9. Drive Along the Loneliest Road in America
Going through the center of the state is the well-known route, Highway 50. Although many know of it, not many travel along the route. It includes some of the best views of the valleys and mountains of rural Nevada.
10. Lose your Shoes at “The Shoe Tree” of Nevada
Located on the eastbound side of Highway 50 near Middlegate is “The Shoe Tree”. In the middle of the desert, people come and throw their shoes on a tree. This weird travel experience has been occurring for years. It started when a married couple threw their shoes in the tree on a trip during a fight.
Best Way to Travel the Silver State
The best way to travel through Nevada is by car. You won’t be able to get a taxi in the middle of the desert. Driving your own car or renting a vehicle are great options. Getting a reliable car, especially one with high clearance, will give you access to a vast amount of the state. When staying in Las Vegas or Reno however, public transportation and Ubers are available.
Accommodation Options in Nevada
The cheapest, more accessible accommodations in the state are camping or car camping. You can even “boondock” on all BLM land. 80% of Nevada’s land is BLM land so this makes camping extremely easy and available.
Additionally, towns have RV resorts that are lovely to stay at. If you don’t want to sleep in your car or camper, I suggest Airbnbs. Even rural areas in the state offer ranch style stays that are unique and enjoyable. For example, I recently stayed in a refurbished Train Caboose Airbnb in Virginia City.
This trip was super unique and original! The link to it can be found on my Instagram. I would highly recommend staying away from the small town inns and hotels in Nevada. They are often rundown and cheap.
Tips for your Rural Nevada Trip
- Carry Extra Water – Nevada is a dry state. Coming along water can be hard so make sure you carry a good amount of water in your car and know where the next location of water will be available.
- Protect your Skin – Most of the state has almost no shade. It’s important to protect yourself from the sun and wind. Make sure to bring plenty of sunscreen, lotion and chapstick. These are essential items even when it’s winter when traveling through Nevada.

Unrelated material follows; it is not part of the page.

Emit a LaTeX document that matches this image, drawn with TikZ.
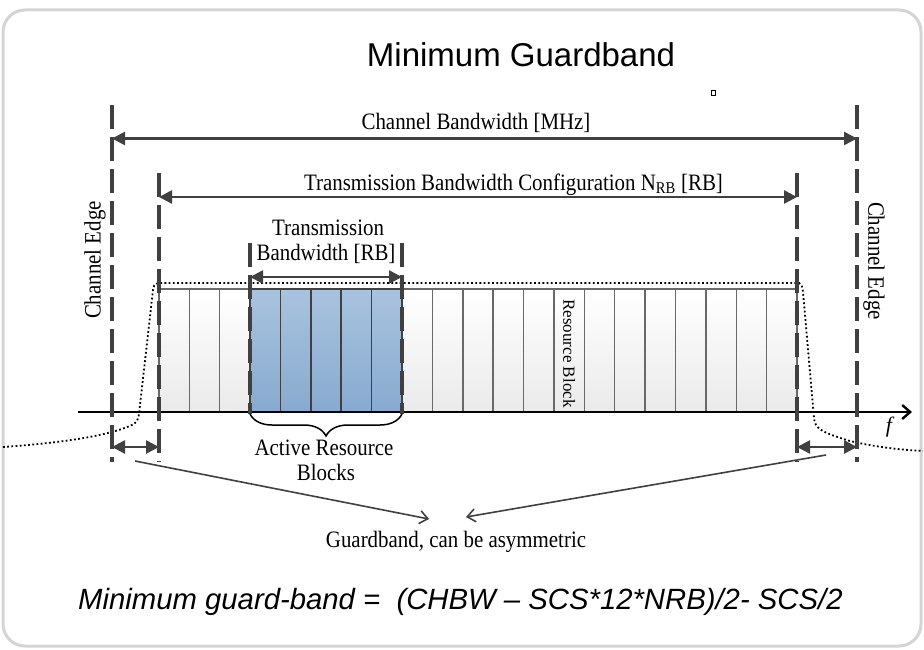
\documentclass[tikz,border=0pt]{standalone}
\usepackage{fontspec}
\setmainfont{Liberation Serif}
\newfontfamily\sansf{Liberation Sans}
\usetikzlibrary{arrows.meta,decorations.pathreplacing}
\definecolor{dk}{RGB}{64,64,64}
\definecolor{framec}{RGB}{212,212,212}
\definecolor{blueT}{RGB}{168,195,223}
\definecolor{blueB}{RGB}{136,170,207}
\definecolor{grayB}{RGB}{234,234,234}
\definecolor{sepc}{RGB}{105,105,105}
\newcommand{\narrowtxt}[1]{\scalebox{0.89}[1]{#1}}
\begin{document}
\begin{tikzpicture}[x=1pt,y=-1pt,
  lbl/.style={font=\fontsize{23.5}{27}\selectfont, inner sep=0pt},
  edgeline/.style={dk, line width=3.2pt, dash pattern=on 24pt off 8pt},
  dimarrow/.style={dk, line width=2.6pt, {Triangle[length=13pt,width=13pt]}-{Triangle[length=13pt,width=13pt]}},
  pointer/.style={dk, line width=1.6pt, -{Straight Barb[length=8pt,width=13pt]}},
  rb/.style={draw=sepc, line width=1.4pt, top color=white, bottom color=grayB, minimum width=30.381pt, minimum height=123pt, anchor=north west, inner sep=0pt, outer sep=0pt},
  arb/.style={draw=dk, line width=1.6pt, top color=blueT, bottom color=blueB, minimum width=30.381pt, minimum height=123pt, anchor=north west, inner sep=0pt, outer sep=0pt},
]
\useasboundingbox (0,0) rectangle (924,650);
\draw[framec, line width=3pt, rounded corners=22pt] (3,10) rectangle (921,646);

\node[font=\sansf\fontsize{33}{38}\selectfont, anchor=base, inner sep=0pt] (title) at (521,67) {Minimum Guardband};
\draw[line width=0.8pt] (711,90) rectangle (715,95);

% resource blocks
\foreach \i [evaluate=\i as \xa using 159+\i*30.381] in {0,1,2,8,9,10,11,12,13,14,15,16,17,18,19,20}
  \node[rb] (b\i) at (\xa,289) {};
\foreach \i [evaluate=\i as \xa using 159+\i*30.381] in {3,4,5,6,7}
  \node[arb] (b\i) at (\xa,289) {};
\node[lbl, font=\fontsize{17}{20}\selectfont, rotate=-90] (rbtxt) at ([yshift=-3pt]b13.center) {Resource Block};

% envelope
\draw[line width=1.8pt, dash pattern=on 1.8pt off 2.4pt]
  (3,447) .. controls (60,443) and (110,436) .. (134,424)
  .. controls (139,421) and (139,414) .. (140,405) -- (153,290)
  .. controls (154,285) .. (158,283) -- (799,283)
  .. controls (802,285) .. (803,292) -- (814,418)
  .. controls (815,428) and (820,432) .. (850,441)
  .. controls (880,448) and (905,450) .. (923,451);

% axis
\coordinate (ax0) at (78,412);
\coordinate (ax1) at (912,412);
\draw[black, line width=2.4pt, -{Straight Barb[length=8pt,width=14pt]}] (ax0) -- (ax1);
\node[lbl, font=\itshape\fontsize{22}{25}\selectfont] (f) at (889,427) {f};

% dashed edge lines
\coordinate (ceLt) at (112,105); \coordinate (ceLb) at (112,462);
\coordinate (ceRt) at (857,105); \coordinate (ceRb) at (857,462);
\coordinate (tcLt) at (159,173); \coordinate (tcLb) at (159,462);
\coordinate (tcRt) at (797,173); \coordinate (tcRb) at (797,462);
\coordinate (abLt) at (250,243); \coordinate (abLb) at (250,414);
\coordinate (abRt) at (402,243); \coordinate (abRb) at (402,414);
\draw[edgeline] (ceLt) -- (ceLb);
\draw[edgeline] (ceRt) -- (ceRb);
\draw[edgeline] (tcLt) -- (tcLb);
\draw[edgeline] (tcRt) -- (tcRb);
\draw[edgeline] (abLt) -- (abLb);
\draw[edgeline] (abRt) -- (abRb);

% dimension arrows
\coordinate (cbL) at (112,138.5); \coordinate (cbR) at (857,138.5);
\draw[dimarrow] (cbL) -- (cbR);
\node[lbl, anchor=base] (cbw) at (476,129.5) {\narrowtxt{Channel Bandwidth [MHz]}};

\coordinate (tbL) at (159,197); \coordinate (tbR) at (797,197);
\draw[dimarrow] (tbL) -- (tbR);
\node[lbl, anchor=base] (tbc) at (513.5,190) {\narrowtxt{Transmission Bandwidth Configuration N\textsubscript{RB} [RB]}};

\coordinate (txL) at (250,277); \coordinate (txR) at (402,277);
\draw[dimarrow] (txL) -- (txR);
\node[lbl, anchor=base] (tx1) at (328,235) {\narrowtxt{Transmission}};
\node[lbl, anchor=base] (tx2) at (326,260) {\narrowtxt{Bandwidth [RB]}};

% brace
\draw[decorate, decoration={brace, mirror, amplitude=22pt}, line width=1.5pt] (abLb) -- (abRb);
\node[lbl, anchor=base] (ar1) at (324,455) {\narrowtxt{Active Resource}};
\node[lbl, anchor=base] (ar2) at (326,480) {\narrowtxt{Blocks}};

% channel edge labels
\node[lbl, rotate=90] (ceLtxt) at (95,260) {\narrowtxt{Channel Edge}};
\node[lbl, rotate=-90] (ceRtxt) at (874,261) {\narrowtxt{Channel Edge}};

% guard arrows
\coordinate (gLa) at (112,447); \coordinate (gLb) at (159,447);
\coordinate (gRa) at (797,447); \coordinate (gRb) at (857,447);
\draw[dimarrow] (gLa) -- (gLb);
\draw[dimarrow] (gRa) -- (gRb);

% pointers
\coordinate (pL) at (135,461); \coordinate (tipL) at (429,519);
\coordinate (pR) at (826,455); \coordinate (tipR) at (466,517);
\draw[pointer] (pL) -- (tipL);
\draw[pointer] (pR) -- (tipR);
\node[lbl, anchor=base] (gb) at (456,547) {\narrowtxt{Guardband, can be asymmetric}};

\node[font=\sansf\itshape\fontsize{29.3}{34}\selectfont, anchor=base west, inner sep=0pt] (formula) at (78,609) {Minimum guard-band =\ \ (CHBW – SCS*12*NRB)/2- SCS/2};
\end{tikzpicture}
\end{document}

- Leave no Trace – Nevada is an open state where the public has lots of room to travel. Please make sure not to abuse that freedom. Make sure to pick up your waste and respect the land wherever you go.
- Check the Fire Restrictions – During the warmer months, many places have fire and stove restrictions in place. Make sure to check ahead of time if your camp stove or campfire is allowed at your destination.
- Fill up on Gas – Travel in the battle born state can be lengthy! You may not reach the next gas station for up to 300 miles. Make sure to get fuel when you can and know where the next gas station will be.